Santa's workshop ain't what it used to be. A goodly portion of the gifts
under the tree this season are likely to come not from the North Pole,
but from Amazon, which this week unveiled its eighth-generation fulfillment centers complete with the latest in robotics technology.
Front and center in these cutting-edge warehouses are 15,000 Kiva robots
capable of picking up, carrying, and sorting products aided by giant
Robo-Stow robotic arms. The sight of these eerily quiet, robot-powered
fulfillment centers – which Wired calls "even more improbable than flying reindeer" – is sure to stoke new fears that robots are coming to take our jobs.
Not so, says Amazon. The company recently announced it will hire 80,000
seasonal employees – a 14 percent increase over last year – some of whom
will stay on in regular, full-time roles.
By teaming robots and humans, Amazon aims to make its already
legendarily efficient order fulfillment process even more timely. The
Tracy fulfillment center, east of San Francisco, currently ships 700,000
items on a peak day. By the time the facility is fully fitted out with
Kiva cohorts, that number will rise as high as 1.5 million items, Dave
Clark, Amazon's vice president of worldwide operations, told Wired.
Impatient e-shoppers, disgruntled that Amazon orders must be placed by
noon to ensure next-day delivery, may cheer the prospect of this new
heightened efficiency. But all that speed comes at a human cost.
Earlier this year, Salon blasted Amazon's working conditions as "worse than Wal-Mart" and likened its treatment of workers to those in 19th-century factories – with a high-tech twist.
Basic tasks at Amazon, such as shelving and packaging goods, are broken
down into subtasks, usually measured in seconds, and workers are subject
to unrelenting surveillance to ensure they meet productivity targets.
Salon's Simon Head says, "Amazon's system of employee monitoring is the
most oppressive I have ever come across and combines state-of-the-art
surveillance technology with the system of 'functional foreman,'
introduced by [Frederick Winslow] Taylor in the workshops of the
Pennsylvania machine-tool industry in the 1890s."
Monitoring information is available to management in real time, and
workers who fall behind receive text messages pointing this out and
warning of consequences. Workers also find their productivity targets
continually increase the longer they work at Amazon. An employee at the
company's Allentown, Penn., facility says, "It started with 75 pieces an
hour, then 100 pieces an hour.

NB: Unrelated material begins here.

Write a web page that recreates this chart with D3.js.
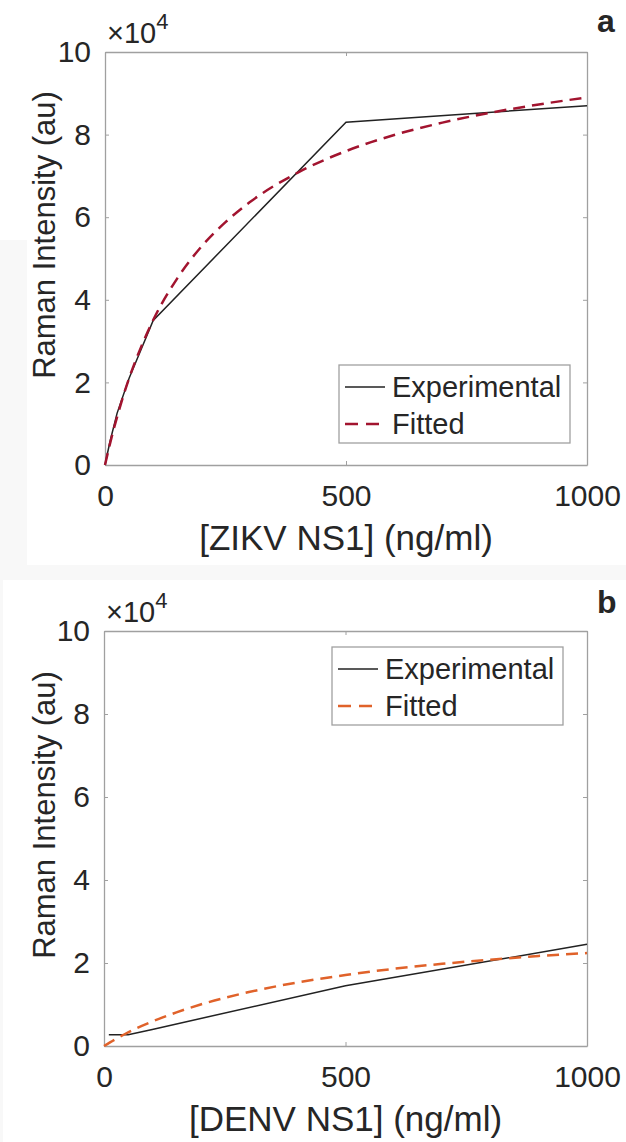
<!DOCTYPE html>
<html>
<head>
<meta charset="utf-8">
<script src="https://cdn.jsdelivr.net/npm/d3@7"></script>
<style>
  body { margin: 0; background: #f8f8f8; }
  svg { display: block; }
  text { font-family: "Liberation Sans", Arial, Helvetica, sans-serif; fill: #262626; }
</style>
</head>
<body>
<script>
// panel a: ZIKV NS1
var concA = [0, 10, 25, 50, 100, 500, 1000];
var expA = [0, 5500, 12500, 21000, 35000, 83000, 87000];
var fitXA = [0, 10, 25, 50, 75, 100, 150, 200, 250, 300, 400, 500, 600, 700, 800, 900, 1000];
var fitA = [0, 5000, 11600, 21000, 28600, 35100, 45200, 52900, 58800, 63600, 70800, 76000, 79900, 82900, 85300, 87300, 89000];

// panel b: DENV NS1
var concB = [10, 50, 100, 500, 1000];
var expB = [2700, 2700, 4000, 14500, 24500];
var fitXB = [0, 25, 50, 100, 150, 200, 300, 400, 500, 600, 700, 800, 900, 1000];
var fitB = [0, 1700, 3300, 5900, 8100, 10000, 13000, 15300, 17100, 18600, 19800, 20800, 21700, 22400];

var xTicks = [0, 500, 1000];
var yTicks = [0, 20000, 40000, 60000, 80000, 100000];
var seriesNames = ["Experimental", "Fitted"];

var W = 626, H = 1142;
var svg = d3.select("body").append("svg")
    .attr("width", W)
    .attr("height", H);

// faint grey page with white panel cut-outs
svg.append("rect").attr("x", 0).attr("y", 0).attr("width", W).attr("height", H).attr("fill", "#f8f8f8");
svg.append("rect").attr("x", 27).attr("y", 0).attr("width", W - 27).attr("height", 565).attr("fill", "#fff");
svg.append("rect").attr("x", 0).attr("y", 0).attr("width", 27).attr("height", 240).attr("fill", "#fff");
svg.append("rect").attr("x", 3).attr("y", 580).attr("width", W - 3).attr("height", H - 580).attr("fill", "#fff");

function drawPanel(p) {
    var x = d3.scaleLinear().domain([0, 1000]).range([p.left, p.right]);
    var y = d3.scaleLinear().domain([0, 100000]).range([p.bottom, p.top]);
    var g = svg.append("g");

    var fmtY = function(d) { return d / 10000; };

    // axes, ticks point inward
    var axB = g.append("g").attr("transform", "translate(0," + p.bottom + ")")
        .call(d3.axisBottom(x).tickValues(xTicks).tickFormat(d3.format("d")).tickSizeInner(-4).tickSizeOuter(0).tickPadding(20));
    var axT = g.append("g").attr("transform", "translate(0," + p.top + ")")
        .call(d3.axisTop(x).tickValues(xTicks).tickSizeInner(-4).tickSizeOuter(0).tickFormat(""));
    var axL = g.append("g").attr("transform", "translate(" + p.left + ",0)")
        .call(d3.axisLeft(y).tickValues(yTicks).tickFormat(fmtY).tickSizeInner(-4).tickSizeOuter(0).tickPadding(14));
    var axR = g.append("g").attr("transform", "translate(" + p.right + ",0)")
        .call(d3.axisRight(y).tickValues(yTicks).tickSizeInner(-4).tickSizeOuter(0).tickFormat(""));

    [axB, axT, axL, axR].forEach(function(a) {
        a.select(".domain").attr("stroke", "#a0a0a0").attr("stroke-width", 1.3);
        a.selectAll(".tick line").attr("stroke", "#a0a0a0");
        a.selectAll(".tick text").style("font-size", "30px").attr("fill", "#262626");
    });

    // exponent label
    var ex = g.append("text").attr("x", p.left + 2).attr("y", p.top - 9).style("font-size", "29px");
    ex.append("tspan").text("\u00d710");
    ex.append("tspan").attr("dy", -14).style("font-size", "22px").text("4");

    // data lines
    var line = d3.line()
        .x(function(d) { return x(d[0]); })
        .y(function(d) { return y(d[1]); });
    var curve = d3.line()
        .curve(d3.curveMonotoneX)
        .x(function(d) { return x(d[0]); })
        .y(function(d) { return y(d[1]); });

    g.append("path")
        .datum(d3.zip(p.expX, p.expY))
        .attr("d", line)
        .attr("fill", "none")
        .attr("stroke", "#222")
        .attr("stroke-width", 1.5);

    g.append("path")
        .datum(d3.zip(p.fitX, p.fitY))
        .attr("d", curve)
        .attr("fill", "none")
        .attr("stroke", p.fitColor)
        .attr("stroke-width", 2.5)
        .attr("stroke-dasharray", "12,7");

    // axis titles
    g.append("text")
        .attr("x", (p.left + p.right) / 2)
        .attr("y", p.bottom + 85)
        .attr("text-anchor", "middle")
        .style("font-size", "35px")
        .text(p.xLabel);

    g.append("text")
        .attr("transform", "translate(55," + p.yLabelMid + ") rotate(-90)")
        .attr("text-anchor", "middle")
        .style("font-size", "31px")
        .text("Raman Intensity (au)");

    // panel letter
    g.append("text")
        .attr("x", 597)
        .attr("y", p.letterY)
        .style("font-size", "32px")
        .style("font-weight", "bold")
        .attr("fill", "#000")
        .text(p.letter);

    // legend
    var lg = g.append("g").attr("transform", "translate(" + p.legX + "," + p.legY + ")");
    lg.append("rect")
        .attr("width", 231).attr("height", 78)
        .attr("fill", "#fff").attr("stroke", "#a0a0a0").attr("stroke-width", 1.3);
    var styles = [{c: "#222", w: 1.5, dash: null}, {c: p.fitColor, w: 2.5, dash: "13,8"}];
    seriesNames.forEach(function(name, i) {
        var yy = 22 + i * 37;
        lg.append("line")
            .attr("x1", 6).attr("x2", 46).attr("y1", yy).attr("y2", yy)
            .attr("stroke", styles[i].c)
            .attr("stroke-width", styles[i].w)
            .attr("stroke-dasharray", styles[i].dash);
        lg.append("text")
            .attr("x", 53).attr("y", yy + 10)
            .style("font-size", "29px")
            .text(name);
    });
}

drawPanel({
    left: 105, right: 587, top: 52, bottom: 465,
    expX: concA, expY: expA, fitX: fitXA, fitY: fitA,
    fitColor: "#a2142f",
    xLabel: "[ZIKV NS1] (ng/ml)",
    yLabelMid: 235,
    letter: "a", letterY: 32,
    legX: 339, legY: 365
});

drawPanel({
    left: 104, right: 587, top: 631, bottom: 1046,
    expX: concB, expY: expB, fitX: fitXB, fitY: fitB,
    fitColor: "#e0622a",
    xLabel: "[DENV NS1] (ng/ml)",
    yLabelMid: 815,
    letter: "b", letterY: 613,
    legX: 332, legY: 647
});
</script>
</body>
</html>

Then 150 pieces an hour. They just got
faster and faster."
Still, when it's a case of bad working conditions vs. no working
conditions, the former generally wins, hands down. Among this year's
seasonal workers at Amazon will be many senior citizens living in company-sponsored RV camps that Gawker compares to the Great Depression's Hoovervilles.
"Who else wants to hire people in their 50s and older who've been pushed out of the workforce?" said Jessica Bruder, who's writing a book on the subject. "Amazon isn't generous, but it's better than the bottom of the barrel."
Still, it's hard to shake the feeling that Amazon workers are
effectively human robots. "The only reason Amazon doesn't actually
replace them with robots is they've yet to find a machine that can
handle so many different-sized packages," said Ben Roberts, who
published a series of photographs exposing the inner workings of a fulfillment center in the English Midlands.
How much longer will that hold true? Most people are employed in
occupations that are fundamentally routine and predicable. Oxford
University performed a detailed analysis of more than 700 occupations in
the United States and concluded that a staggering 47 percent of U.S.
employees – more than 60 million jobs – could become automated in the
next decade or two.
Pew Research study "AI, Robotics, and the Future of Jobs"
holds out hope that technology will ultimately free workers from
day-to-day drudgery and enable them to redefine "work" in a more
positive and socially beneficial way. But it acknowledges that while
"certain highly-skilled workers will succeed wildly in this new
environment, far more may be displaced into lower paying service
industry jobs at best, or permanent unemployment at worst."
Tech visionary Elon Musk said recently that artificial intelligence is
like "summoning the demon" and may well be humanity's "biggest
existential threat." Stephen Hawking this week echoed that sentiment,
warning that "the development of full artificial intelligence could
spell the end of the human race."
On a spectrum with doomsday predictions like these, perhaps Amazon's nonsentient Kiva robots don't look so bad after all.